I wonder if anyone else has played around with Linux running on other ARM based boards... The Raspberry Pi is certainly the cheapest, and that in itself is compelling, but it's also the only one intended to run Linux (rather than android, which is of course mostly Linux anyway).. But, being the cheapest, it's also the lowest spec... 700Mhz ARMv6 with 256Megs RAM is absolutely huge for an embedded computer, and as an educational tool... but it's not going to be your next desktop!
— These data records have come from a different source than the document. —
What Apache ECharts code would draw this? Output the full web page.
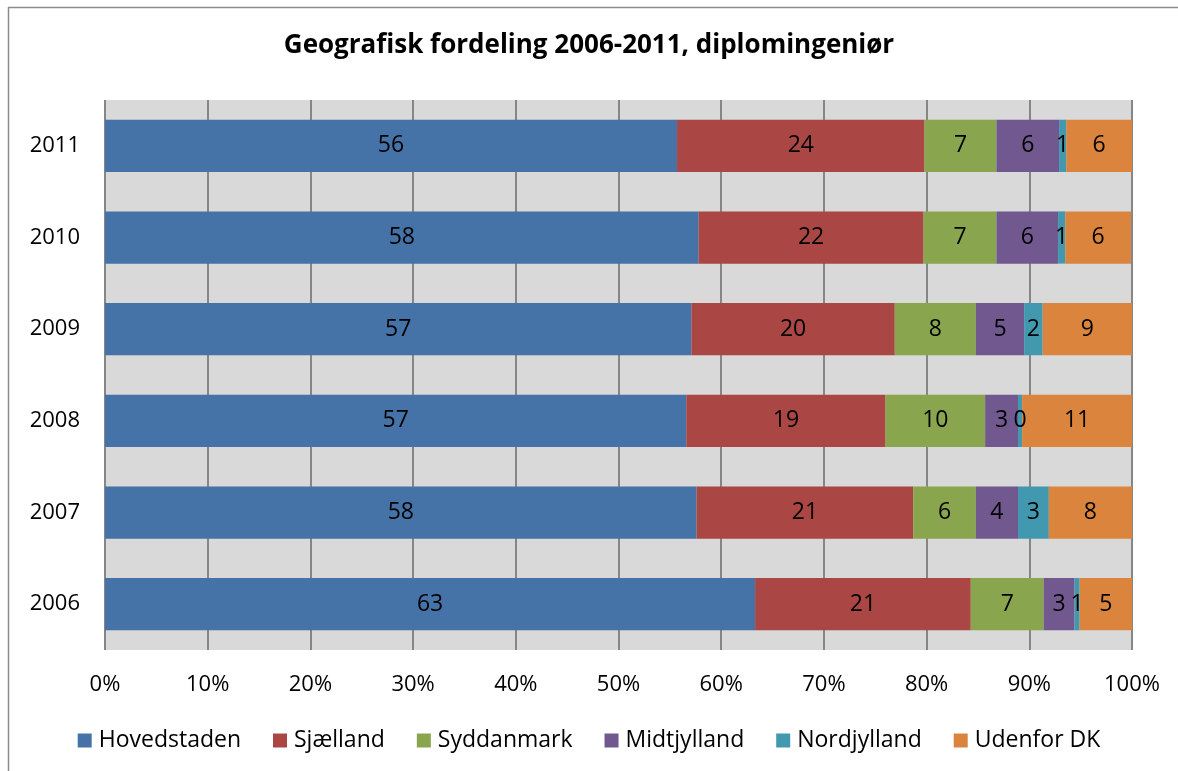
<!DOCTYPE html>
<html>
<head>
<meta charset="utf-8">
<script src="https://cdn.jsdelivr.net/npm/echarts@6/dist/echarts.min.js"></script>
<style>
    html, body { margin: 0; padding: 0; background: #ffffff; }
    #chart { width: 1178px; height: 771px; }
</style>
</head>
<body>
<div id="chart"></div>
<script>
var years = ['2006', '2007', '2008', '2009', '2010', '2011'];
var hovedstaden = [63.3, 57.6, 56.6, 57.1, 57.8, 55.7];
var sjaelland = [21.0, 21.1, 19.4, 19.8, 21.9, 24.1];
var syddanmark = [7.1, 6.1, 9.7, 7.9, 7.1, 7.0];
var midtjylland = [3.0, 4.1, 3.2, 4.7, 6.0, 6.1];
var nordjylland = [0.5, 3.0, 0.4, 1.8, 0.7, 0.7];
var udenfor = [5.1, 8.1, 10.7, 8.8, 6.4, 6.4];
var xTicks = [0, 10, 20, 30, 40, 50, 60, 70, 80, 90, 100];

var fontFam = '"Open Sans", "Noto Sans", sans-serif';

var myChart = echarts.init(document.getElementById('chart'));

function makeSeries(name, data, color) {
    return {
        name: name,
        type: 'bar',
        stack: 'total',
        barWidth: '57%',
        data: data,
        itemStyle: { color: color },
        label: {
            show: true,
            position: 'inside',
            color: '#000',
            fontSize: 23,
            fontFamily: fontFam,
            formatter: function (p) { return Math.round(p.value); }
        }
    };
}

var option = {
    backgroundColor: '#ffffff',
    animation: false,
    title: {
        text: 'Geografisk fordeling 2006-2011, diplomingeniør',
        left: 'center',
        top: 28,
        textStyle: {
            color: '#000',
            fontSize: 26,
            fontWeight: 'bold',
            fontFamily: fontFam
        }
    },
    legend: {
        bottom: 14,
        left: 'center',
        itemWidth: 14,
        itemHeight: 14,
        itemGap: 32,
        icon: 'rect',
        textStyle: { color: '#000', fontSize: 23, fontFamily: fontFam, padding: [0, 0, 0, 2] },
        data: ['Hovedstaden', 'Sjælland', 'Syddanmark', 'Midtjylland', 'Nordjylland', 'Udenfor DK']
    },
    grid: {
        left: 105,
        right: 46,
        top: 100,
        bottom: 121,
        show: true,
        backgroundColor: '#d9d9d9',
        borderWidth: 0
    },
    xAxis: {
        type: 'value',
        min: 0,
        max: 100,
        interval: 10,
        axisLine: { show: false },
        axisTick: { show: false },
        axisLabel: {
            color: '#000',
            fontSize: 22,
            fontFamily: fontFam,
            margin: 24,
            formatter: function (v) { return xTicks.indexOf(v) >= 0 ? v + '%' : ''; }
        },
        splitLine: { show: true, lineStyle: { color: '#868686', width: 2 } }
    },
    yAxis: {
        type: 'category',
        data: years,
        axisLine: { show: false },
        axisTick: { show: false },
        axisLabel: { color: '#000', fontSize: 22, fontFamily: fontFam, margin: 25 }
    },
    graphic: [
        { type: 'line', shape: { x1: 8, y1: 7.5, x2: 1178, y2: 7.5 }, style: { stroke: '#8c8c8c', lineWidth: 1.5 } },
        { type: 'line', shape: { x1: 8.5, y1: 7, x2: 8.5, y2: 771 }, style: { stroke: '#8c8c8c', lineWidth: 1.5 } }
    ],
    series: [
        makeSeries('Hovedstaden', hovedstaden, '#4572A7'),
        makeSeries('Sjælland', sjaelland, '#AA4643'),
        makeSeries('Syddanmark', syddanmark, '#89A54E'),
        makeSeries('Midtjylland', midtjylland, '#71588F'),
        makeSeries('Nordjylland', nordjylland, '#4198AF'),
        makeSeries('Udenfor DK', udenfor, '#DB843D')
    ]
};
myChart.setOption(option);
window.addEventListener("resize", function () {
    myChart.resize();
});
</script>
</body>
</html>
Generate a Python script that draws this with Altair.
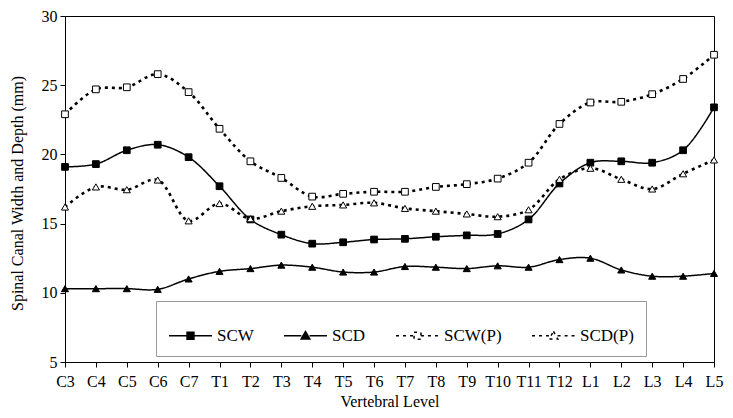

So, I've played with the MK802, which is a 1Ghz ARMv7 processor, with 1Gig RAM... it's smaller than the Pi, but it has no GPIO, and no Ethernet, or Audio out, or Composite Video.... it was quite convincing running Android, and Linux too... but without GPIO you would be using up your USB and paying more for some external interfaces. It was also twice the price of a Pi, but if you want to turn your old HDMI TV into a smart TV with Android, it's pretty good... it even has built in WiFi... but if you want to learn about Linux and perhaps control some external project then I'd stick with the Pi
The star of the show is more expensive still, but with 4 cores running at 1.4Ghz, the ODROID-X is an absolute rocket ship compared to the Raspberry Pi... It still only has 1Gig of ram, which is a bit of a limitation for a desktop, but it is certainly the fastest by far, arguably faster than even a dual core Intel Atom.... It even has GPIO, although I've yet to find any documentation for that.... but as yet there is no 3d support, and the sound driver is still a work in progress...
Very pretty tho:- http://www.fsck.co.uk/temp/ODROID_Screen3.png
I think the conclusion is that the Raspberry Pi is probably the best supported hardware, and the most practical for electronics projects & education, certainly the most affordable... and I suppose thats what matters.... although it is worth noting that binaries compiled on the Raspberry Pi (ARMv6) will work on ARMv7 devices... although both devices need to be ARMHF (or not)... so if you are building .deb packages on the Pi, they will probably work on a whole range of ARM platforms beyond the Pi, including Ubuntu's ARM port.
Finally, I know some people were bitter about Ubuntu not being supported on the Pi, you're not missing anything... because only the quad core ODROID could run the Ubuntu desktop properly, and without that, there's not a whole lot of difference between Ubuntu and Debian. If there is the odd package in Ubuntu that isn't in Raspbian, then as long as it doesn't depend on lots of other packages then it's easy enough to build it for ARMHF/Raspbian... even I could do that fairly easily now!